_Dataset content_:

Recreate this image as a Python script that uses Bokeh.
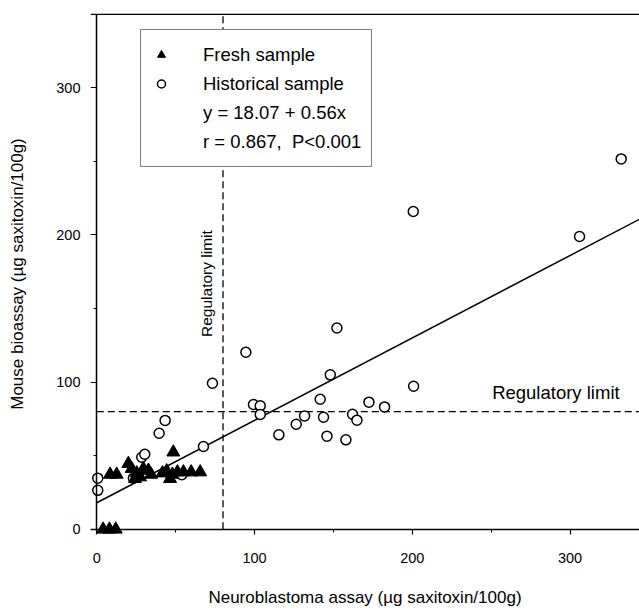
from bokeh.plotting import figure
from bokeh.models import (Range1d, Span, Label, Legend, LegendItem, SingleIntervalTicker,
                          LinearAxis, CustomJSTickFormatter)
from bokeh.embed import file_html
from bokeh.resources import INLINE
import math

# ---- data ----
fresh_x = [4, 8, 12, 8.4, 12.6, 20, 22.1, 25.3, 27.4, 24.2, 29.5, 32.7, 34.4,
           48.5, 41.6, 44.3, 46.4, 47.9, 51.1, 54.9, 59.8, 65.5]
fresh_y = [0, 0, 0, 37.3, 37.3, 44.6, 41.2, 38.2, 35.5, 34.4, 41.2, 40, 37.3,
           52.4, 38.2, 39.6, 34.4, 37.3, 38.9, 38.9, 38.9, 38.9]

hist_x = [0.6, 0.6, 23.2, 28.5, 30.4, 39.5, 43.3, 53.9, 67.6, 73.3,
          94.5, 99.3, 103.6, 103.6, 115.4, 126.4, 131.7, 141.6, 143.7, 145.9,
          148, 152.2, 157.9, 162.1, 164.9, 172.5, 182.4, 200.8, 200.6, 306, 332.4]
hist_y = [34.8, 26.5, 34.8, 49, 51, 65.3, 74, 37.1, 56.3, 99.3,
          120.3, 84.8, 83.9, 78, 64.2, 71.4, 77.1, 88.4, 76.2, 63.3,
          105, 136.8, 60.8, 78.2, 74.2, 86.4, 83.2, 97.2, 216, 199, 251.7]

fit_intercept = 18.07
fit_slope = 0.56
reg_limit = 80

x_ticks_interval = 100
y_ticks_interval = 100
X_START, X_END = -4, 344
Y_START, Y_END = -3.5, 350.5
Y_TOP = 350

legend_labels = ["Fresh sample", "Historical sample", "y = 18.07 + 0.56x", "r = 0.867,  P<0.001"]
x_title = "Neuroblastoma assay (\u00b5g saxitoxin/100g)"
y_title = "Mouse bioassay (\u00b5g saxitoxin/100g)"
reg_text = "Regulatory limit"

FONT = "Liberation Sans"

p = figure(width=639, height=610, output_backend="svg", toolbar_location=None,
           x_range=Range1d(X_START, X_END), y_range=Range1d(Y_START, Y_END),
           min_border_left=90, min_border_right=0, min_border_top=13, min_border_bottom=76)
p.outline_line_color = None
p.xgrid.visible = False
p.ygrid.visible = False
p.background_fill_color = "white"

# primary axes: lines + ticks at data zero (no labels)
blank = CustomJSTickFormatter(code="return ''")
xa = p.xaxis[0]
ya = p.yaxis[0]
xa.fixed_location = 0
ya.fixed_location = 0
xa.bounds = (X_START, X_END)
ya.bounds = (0, Y_TOP)
for ax, iv in ((xa, x_ticks_interval), (ya, y_ticks_interval)):
    ax.ticker = SingleIntervalTicker(interval=iv, num_minor_ticks=2)
    ax.formatter = blank
    ax.axis_line_color = "black"
    ax.axis_line_width = 1.5
    ax.major_tick_line_color = "black"
    ax.major_tick_line_width = 1.2
    ax.minor_tick_line_color = "black"
    ax.major_tick_in = 0
    ax.major_tick_out = 6
    ax.minor_tick_in = 0
    ax.minor_tick_out = 3
    ax.major_label_standoff = 0

# secondary axes at frame edges: labels only
xl = LinearAxis(ticker=SingleIntervalTicker(interval=x_ticks_interval))
yl = LinearAxis(ticker=SingleIntervalTicker(interval=y_ticks_interval))
for ax in (xl, yl):
    ax.axis_line_color = None
    ax.major_tick_line_color = None
    ax.minor_tick_line_color = None
    ax.major_tick_in = 0
    ax.major_tick_out = 0
    ax.minor_tick_in = 0
    ax.minor_tick_out = 0
    ax.major_label_text_font = FONT
    ax.major_label_text_font_size = "14.5px"
    ax.major_label_text_color = "black"
    ax.axis_label_text_font = FONT
    ax.axis_label_text_font_size = "17px"
    ax.axis_label_text_font_style = "normal"
    ax.axis_label_text_color = "black"
xl.axis_label = x_title
yl.axis_label = y_title
xl.major_label_standoff = 18
xl.axis_label_standoff = 22
yl.major_label_standoff = 10
yl.axis_label_standoff = 26
p.add_layout(xl, "below")
p.add_layout(yl, "left")

# top border line
p.add_layout(Span(location=Y_TOP, dimension="width", line_color="black", line_width=1.5))

# regulatory limits
p.line(x=[0, X_END], y=[reg_limit, reg_limit], line_color="black", line_width=1.3, line_dash="7 4")
p.line(x=[reg_limit, reg_limit], y=[0, Y_TOP], line_color="black", line_width=1.3, line_dash="7 4")

# regression line
fx = [0, X_END]
fy = [fit_intercept + fit_slope * v for v in fx]
p.line(x=fx, y=fy, line_color="black", line_width=1.5)

# points
r_hist = p.scatter(x=hist_x, y=hist_y, marker="circle", size=10, fill_color="white",
                   line_color="black", line_width=1.5)
r_fresh = p.scatter(x=fresh_x, y=fresh_y, marker="triangle", size=13, fill_color="black",
                    line_color="black", line_width=1)
r_dummy = p.scatter(x=[], y=[], marker="circle", size=1, fill_alpha=0, line_alpha=0)

# regulatory labels
p.add_layout(Label(x=reg_limit, y=167, text=reg_text, angle=math.pi / 2,
                   x_offset=-8, text_align="center", text_baseline="bottom",
                   text_font=FONT, text_font_size="15.5px", text_color="black"))
p.add_layout(Label(x=291, y=reg_limit, text=reg_text,
                   y_offset=9, text_align="center", text_baseline="bottom",
                   text_font=FONT, text_font_size="18.5px", text_color="black"))

legend = Legend(items=[
    LegendItem(label=legend_labels[0], renderers=[r_fresh]),
    LegendItem(label=legend_labels[1], renderers=[r_hist]),
    LegendItem(label=legend_labels[2], renderers=[r_dummy]),
    LegendItem(label=legend_labels[3], renderers=[r_dummy]),
], location=(50, 367))
legend.margin = 0
legend.padding = 10
legend.spacing = 0
legend.glyph_width = 20
legend.glyph_height = 29
legend.label_height = 29
legend.label_standoff = 32
legend.label_text_font = FONT
legend.label_text_font_size = "18.5px"
legend.label_text_color = "black"
legend.border_line_color = "black"
legend.border_line_width = 1.5
legend.background_fill_alpha = 1
p.add_layout(legend)

open("out.html", "w").write(file_html(p, INLINE))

_Your task_: Output the data exactly. Pictures don't belong in the result.

_Output below_:
Recreate this image as a Python script that uses Bokeh.
from bokeh.plotting import figure
from bokeh.models import (Range1d, Span, Label, Legend, LegendItem, SingleIntervalTicker,
                          LinearAxis, CustomJSTickFormatter)
from bokeh.embed import file_html
from bokeh.resources import INLINE
import math

# ---- data ----
fresh_x = [4, 8, 12, 8.4, 12.6, 20, 22.1, 25.3, 27.4, 24.2, 29.5, 32.7, 34.4,
           48.5, 41.6, 44.3, 46.4, 47.9, 51.1, 54.9, 59.8, 65.5]
fresh_y = [0, 0, 0, 37.3, 37.3, 44.6, 41.2, 38.2, 35.5, 34.4, 41.2, 40, 37.3,
           52.4, 38.2, 39.6, 34.4, 37.3, 38.9, 38.9, 38.9, 38.9]

hist_x = [0.6, 0.6, 23.2, 28.5, 30.4, 39.5, 43.3, 53.9, 67.6, 73.3,
          94.5, 99.3, 103.6, 103.6, 115.4, 126.4, 131.7, 141.6, 143.7, 145.9,
          148, 152.2, 157.9, 162.1, 164.9, 172.5, 182.4, 200.8, 200.6, 306, 332.4]
hist_y = [34.8, 26.5, 34.8, 49, 51, 65.3, 74, 37.1, 56.3, 99.3,
          120.3, 84.8, 83.9, 78, 64.2, 71.4, 77.1, 88.4, 76.2, 63.3,
          105, 136.8, 60.8, 78.2, 74.2, 86.4, 83.2, 97.2, 216, 199, 251.7]

fit_intercept = 18.07
fit_slope = 0.56
reg_limit = 80

x_ticks_interval = 100
y_ticks_interval = 100
X_START, X_END = -4, 344
Y_START, Y_END = -3.5, 350.5
Y_TOP = 350

legend_labels = ["Fresh sample", "Historical sample", "y = 18.07 + 0.56x", "r = 0.867,  P<0.001"]
x_title = "Neuroblastoma assay (\u00b5g saxitoxin/100g)"
y_title = "Mouse bioassay (\u00b5g saxitoxin/100g)"
reg_text = "Regulatory limit"

FONT = "Liberation Sans"

p = figure(width=639, height=610, output_backend="svg", toolbar_location=None,
           x_range=Range1d(X_START, X_END), y_range=Range1d(Y_START, Y_END),
           min_border_left=90, min_border_right=0, min_border_top=13, min_border_bottom=76)
p.outline_line_color = None
p.xgrid.visible = False
p.ygrid.visible = False
p.background_fill_color = "white"

# primary axes: lines + ticks at data zero (no labels)
blank = CustomJSTickFormatter(code="return ''")
xa = p.xaxis[0]
ya = p.yaxis[0]
xa.fixed_location = 0
ya.fixed_location = 0
xa.bounds = (X_START, X_END)
ya.bounds = (0, Y_TOP)
for ax, iv in ((xa, x_ticks_interval), (ya, y_ticks_interval)):
    ax.ticker = SingleIntervalTicker(interval=iv, num_minor_ticks=2)
    ax.formatter = blank
    ax.axis_line_color = "black"
    ax.axis_line_width = 1.5
    ax.major_tick_line_color = "black"
    ax.major_tick_line_width = 1.2
    ax.minor_tick_line_color = "black"
    ax.major_tick_in = 0
    ax.major_tick_out = 6
    ax.minor_tick_in = 0
    ax.minor_tick_out = 3
    ax.major_label_standoff = 0

# secondary axes at frame edges: labels only
xl = LinearAxis(ticker=SingleIntervalTicker(interval=x_ticks_interval))
yl = LinearAxis(ticker=SingleIntervalTicker(interval=y_ticks_interval))
for ax in (xl, yl):
    ax.axis_line_color = None
    ax.major_tick_line_color = None
    ax.minor_tick_line_color = None
    ax.major_tick_in = 0
    ax.major_tick_out = 0
    ax.minor_tick_in = 0
    ax.minor_tick_out = 0
    ax.major_label_text_font = FONT
    ax.major_label_text_font_size = "14.5px"
    ax.major_label_text_color = "black"
    ax.axis_label_text_font = FONT
    ax.axis_label_text_font_size = "17px"
    ax.axis_label_text_font_style = "normal"
    ax.axis_label_text_color = "black"
xl.axis_label = x_title
yl.axis_label = y_title
xl.major_label_standoff = 18
xl.axis_label_standoff = 22
yl.major_label_standoff = 10
yl.axis_label_standoff = 26
p.add_layout(xl, "below")
p.add_layout(yl, "left")

# top border line
p.add_layout(Span(location=Y_TOP, dimension="width", line_color="black", line_width=1.5))

# regulatory limits
p.line(x=[0, X_END], y=[reg_limit, reg_limit], line_color="black", line_width=1.3, line_dash="7 4")
p.line(x=[reg_limit, reg_limit], y=[0, Y_TOP], line_color="black", line_width=1.3, line_dash="7 4")

# regression line
fx = [0, X_END]
fy = [fit_intercept + fit_slope * v for v in fx]
p.line(x=fx, y=fy, line_color="black", line_width=1.5)

# points
r_hist = p.scatter(x=hist_x, y=hist_y, marker="circle", size=10, fill_color="white",
                   line_color="black", line_width=1.5)
r_fresh = p.scatter(x=fresh_x, y=fresh_y, marker="triangle", size=13, fill_color="black",
                    line_color="black", line_width=1)
r_dummy = p.scatter(x=[], y=[], marker="circle", size=1, fill_alpha=0, line_alpha=0)

# regulatory labels
p.add_layout(Label(x=reg_limit, y=167, text=reg_text, angle=math.pi / 2,
                   x_offset=-8, text_align="center", text_baseline="bottom",
                   text_font=FONT, text_font_size="15.5px", text_color="black"))
p.add_layout(Label(x=291, y=reg_limit, text=reg_text,
                   y_offset=9, text_align="center", text_baseline="bottom",
                   text_font=FONT, text_font_size="18.5px", text_color="black"))

legend = Legend(items=[
    LegendItem(label=legend_labels[0], renderers=[r_fresh]),
    LegendItem(label=legend_labels[1], renderers=[r_hist]),
    LegendItem(label=legend_labels[2], renderers=[r_dummy]),
    LegendItem(label=legend_labels[3], renderers=[r_dummy]),
], location=(50, 367))
legend.margin = 0
legend.padding = 10
legend.spacing = 0
legend.glyph_width = 20
legend.glyph_height = 29
legend.label_height = 29
legend.label_standoff = 32
legend.label_text_font = FONT
legend.label_text_font_size = "18.5px"
legend.label_text_color = "black"
legend.border_line_color = "black"
legend.border_line_width = 1.5
legend.background_fill_alpha = 1
p.add_layout(legend)

open("out.html", "w").write(file_html(p, INLINE))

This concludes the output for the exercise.